Most of those examples barely make for genuine relationships. They are more a form of faux lesbianism that has been tolerated throughout the decades. I use "tolerated" purposefully because examples of straight men daring women to make out with each other and watching isn't genuine acceptance of same sex couples. And though these straight men reveling in faux lesbianism may be extreme and some would argue, outdated, Work Out, Katy Perry's pop hit, and reality TV shows come pretty damn close. They all feature hot, leggy, women and a sense of "trying it out" that doesn't really make for commitment. Either that or androgynous and "butch" women who are entirely open about their sexuality. But where are all the women in between, that don't fit either mainstream norm? Don't get me wrong, i think openly gay women on TV shows and radio is such a step in the right direction, i just wish it was more genuine and less forced into those stereotyped boxes that society and media has for gays and lesbians. Even Rachel Maddow, who i absolutely adore, has been discussed in terms of fitting into a standard of beauty that she may not be 100% comfortable representing off the screen.
But what makes me even more conflicted is, as feminist philosopher Susan Bordo, states for the article, "when a taboo is lifted or diminished, it's going to leave people freer to pursue things." So okay, whether or not media is exploiting lesbian relationships for ratings, just by showing same sex couples on the screen diminishes the taboo around these relationships and gives lesbian, bi, and questioning women and chance to feel comfortable in their sexuality and embrace alternative options. That is such an important step.
The other part of the article that left me wondering was a paragraph about a 2004 landmark study in sexual orientation:
"During the experiment, the female subjects became sexually aroused when they viewed heterosexual as well as lesbian erotic films. This was true for both gay and straight women. Among the male subjects, however, the straight men were turned on only by erotic films with women, the gay ones by those with men. "We found that women's sexual desire is less rigidly directed toward a particular sex, as compared with men's, and it's more changeable over time," says the study's senior researcher, J. Michael Bailey, PhD. "These findings likely represent a fundamental difference between men's and women's brains."
But how much of this too is socially driven and impacted by media exposure and the diminished taboo surrounding lesbian relationships? I would argue that even arousal in the confines of a home, let alone when being observed and evaluated by a researcher, is mediated by shame and the participant's ideas of normatively. Being called gay or "fag" is so much more a perceived threat for men than it is for women in our culture. My thoughts are that fear and shame surrounding stereotypes and homophobia impact men's arousal much more than they impact women's. "Lesbian" for women isn't used in the same negative connotation or to the same degree as "gay" is for men.

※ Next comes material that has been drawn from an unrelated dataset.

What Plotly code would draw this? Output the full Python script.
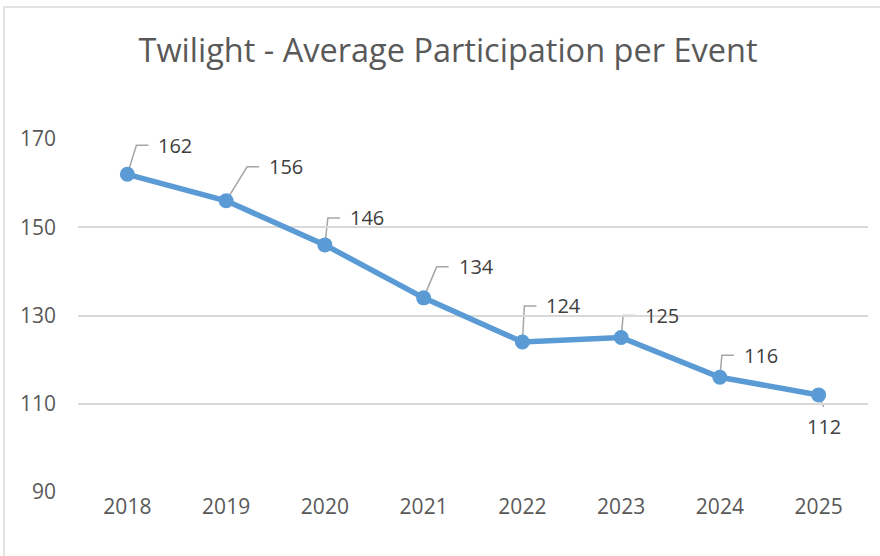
import plotly.graph_objects as go

years = ["2018", "2019", "2020", "2021", "2022", "2023", "2024", "2025"]
participation = [162, 156, 146, 134, 124, 125, 116, 112]
y_ticks = [90, 110, 130, 150, 170]

# leader-line elbow offsets in pixels (dx right, dy up) for each data label
leader_dx = [9, 21, 3, 13, 2, 2, 2, 5]
leader_dy = [29, 34, 27, 31, 36, 22, 22, -12]

W, H = 880, 556
M_L, M_R, M_T, M_B = 78, 12, 139, 64
LINE_BLUE = "#5B9BD5"
TEXT_GREY = "#595959"
LEADER_GREY = "#A6A6A6"
FONT = "Open Sans"

x_idx = list(range(len(years)))

fig = go.Figure()
fig.add_trace(go.Scatter(
    x=x_idx, y=participation,
    mode="lines+markers",
    line=dict(color=LINE_BLUE, width=5.5),
    marker=dict(color=LINE_BLUE, size=15),
    showlegend=False,
    hoverinfo="skip",
))

shapes = []
annotations = []
for i, v in enumerate(participation):
    dx, dy = leader_dx[i], leader_dy[i]
    if dy > 0:
        # elbow: diagonal up, then short horizontal to the label
        path = f"M0,0 L{dx},{dy} L{dx + 12},{dy}"
        annotations.append(dict(
            x=x_idx[i], y=v, xref="x", yref="y",
            text=str(v), showarrow=False,
            xanchor="left", yanchor="middle",
            xshift=dx + 20, yshift=dy,
            font=dict(family=FONT, size=20, color="#404040"),
        ))
    else:
        path = f"M0,0 L{dx},{dy}"
        annotations.append(dict(
            x=x_idx[i], y=v, xref="x", yref="y",
            text=str(v), showarrow=False,
            xanchor="center", yanchor="top",
            xshift=dx, yshift=dy - 4,
            font=dict(family=FONT, size=20, color="#404040"),
        ))
    shapes.append(dict(
        type="path", xref="x", yref="y",
        xsizemode="pixel", ysizemode="pixel",
        xanchor=x_idx[i], yanchor=v,
        path=path, line=dict(color=LEADER_GREY, width=1.5),
        layer="below",
    ))

# outer chart border (only top and left edges fall inside the window)
pw, ph = W - M_L - M_R, H - M_T - M_B
shapes.append(dict(
    type="rect", xref="paper", yref="paper",
    x0=(4 - M_L) / pw, x1=(W + 10 - M_L) / pw,
    y0=-(H + 10 - (H - M_B)) / ph, y1=((H - M_B) - 7) / ph,
    line=dict(color="#D9D9D9", width=1.5), fillcolor="rgba(0,0,0,0)",
    layer="below",
))

fig.update_layout(
    width=W, height=H,
    margin=dict(l=M_L, r=M_R, t=M_T, b=M_B),
    paper_bgcolor="white", plot_bgcolor="white",
    font=dict(family=FONT, color=TEXT_GREY),
    title=dict(
        text="Twilight - Average Participation per Event",
        x=448 / W, xref="container", xanchor="center",
        y=1 - 51 / H, yref="container", yanchor="middle",
        font=dict(family=FONT, size=32.5, color=TEXT_GREY),
    ),
    xaxis=dict(
        tickvals=x_idx, ticktext=years,
        range=[-0.5, len(years) - 0.5],
        showgrid=False, zeroline=False, showline=False,
        ticks="", tickfont=dict(size=21, color=TEXT_GREY),
    ),
    yaxis=dict(
        range=[90, 170], tickvals=y_ticks,
        showgrid=True, gridcolor="#D9D9D9", gridwidth=1.5,
        zeroline=False, showline=False, ticks="",
        ticklabelstandoff=21,
        tickfont=dict(size=21, color=TEXT_GREY),
    ),
    shapes=shapes,
    annotations=annotations,
)

fig.write_html("out.html", config={"displayModeBar": False},
               post_script="document.body.style.margin='0';")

I think a lot of Oprah's article is valid. Definitely great to get the message out separating sex, from gender, and then especially from sexual orientation. I also think there's a lot of importance to putting a face on same sex relationships, as this article has done, to tell people's stories as apposed to always talking in terms of research and data. Putting a face to the literature always helps readers feel connected. But i do think the article could have done a better job assessing stereotypes rather than exploiting them.
If you have a few minutes, check out the article and let me know what you think :)
You’ll Get What’s Coming
2 months ago
3 comments:
As usual, you make many valid arguements.
Regarding the experiment you discussed, where women are turned on watching hetero and lesbian films, the case needs to be made that women are in both. Did they test to see if women were turned on watching only men?
From other references I've read to the same study, the videos shown to both the female and the male subjects included not only heterosexual sex, but also both gay male and lesbian sex, footage of men and women masturbating and sex between monkeys. Women were generally aroused by all the videos (including the monkeys) whereas men had more specific arousal patterns based on their sexualities. That said, you're right that it could still be partly societal and the research is undoubtedly not completely accurate -- not to mention that drawing the conclusion that female sexuality is more fluid from those results may not be entirely right either. I think O Mag over-simplified the study...
"But where are all the women in between, that don't fit either mainstream norm?"
umm, we're right here. and quiet after being rejected by both the gay and straight communities. and men that think it's all a show for their enjoyment are still very common. and even though I'm not 'confused', life is confusing. and I hate Oprah on principle.